Each lobster fishery has a different third-party auditor that conducts the review. The auditors that certified Canada’s five lobster fisheries each independently concluded those fisheries were not responsible for any right whale deaths during their certification periods, Marine Stewardship Council spokeswoman Jackie Marks said.

That doesn’t add up for Annie Tselikis, executive director of the Maine Lobster Dealers Association. Some of her lobster dealers also belong to the Maine Certified Sustainable Lobster Association, a group of 16 larger wholesalers from Maine, Massachusetts and New Hampshire that joined forces in 2016 to apply for the council’s certification of the Gulf of Maine fishery.


“It doesn’t pass the straight-face test,” Tselikis said. “It is very frustrating to see the loss of certification here in Maine, especially when we fish more conservatively than Canada, have done more for the right whale than our Canadian partners have, and are known the world over for our sustainability measures.”

Tselikis said she considers the U.S.-Canadian certification disparity to be a sign of weakness in the council program.

But that could change this fall, when two Canadian Maritimes lobster fisheries that fish in the Gulf of Maine and whose territory includes right whale feeding grounds are up for their next recertification. However, Marks noted the U.S. suspension was in part caused by a federal judge’s finding that federal lobster regulators had violated the U.S. Endangered Species Act.

Four U.S. environmental groups are suing the National Marine Fisheries Service for failure to protect the endangered right whale from serious injury or death from entanglement in fishing gear.
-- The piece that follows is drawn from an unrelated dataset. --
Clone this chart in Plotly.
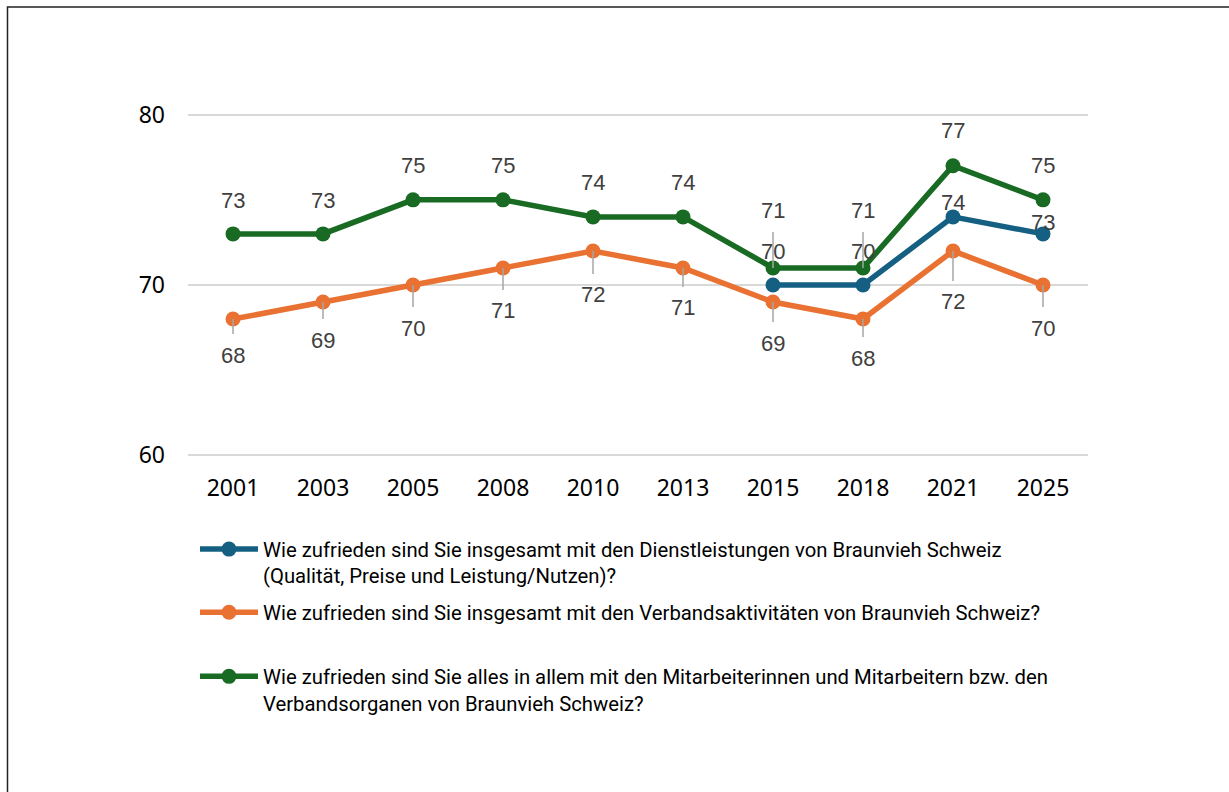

Many of those groups are pushing for seasonal fishing closures in whale feeding areas, a reduction in the number of lobster traps allowed per license and the use of ropeless fishing technology.

The fisheries service is drafting new whale protections that could overhaul this fishery, even in Maine’s own territorial waters, where the $485 million-a-year lobster haul pumps about $1.4 billion into the state economy. Maine has come out with its own plan, calling for a mix of weak rope and a 25 percent reduction in surface-to-seabed buoy lines, but federal regulators say it didn’t go far enough.

But the environmental groups, and the judge presiding over their lawsuit, have criticized the federal authorities that manage the fishery. In April, the judge concluded federal regulators had violated the U.S. Endangered Species Act by failing to calculate how many right whales were killed every year as an indirect result of the lobster fishery.

Scientists have concluded that the species, which is now believed to number no more than 400, will go extinct if even one right whale is killed each year. The population has rebounded before, but the number of breeding age females has fallen to about 100, with many of those waiting longer in between calving years, scientists say.

The group of Maine, New Hampshire and Massachusetts dealers that sought out the council certification believes the fishery will be able to regain its certification when federal authorities come out with their new whale protections, said Maine Certified Sustainable Lobster Association President Craig Rief, who is also owner of Craig’s All Natural, a lobster wholesaler and retailer out of New Hampshire.

“We are confident we will regain (the council’s) certification through our ongoing efforts to uphold the highest standards of sustainability,” Rief said. We will “provide any necessary resources to assist … stakeholders in our steadfast commitment to protect threatened and endangered marine life while providing the highest quality product to all consumers.”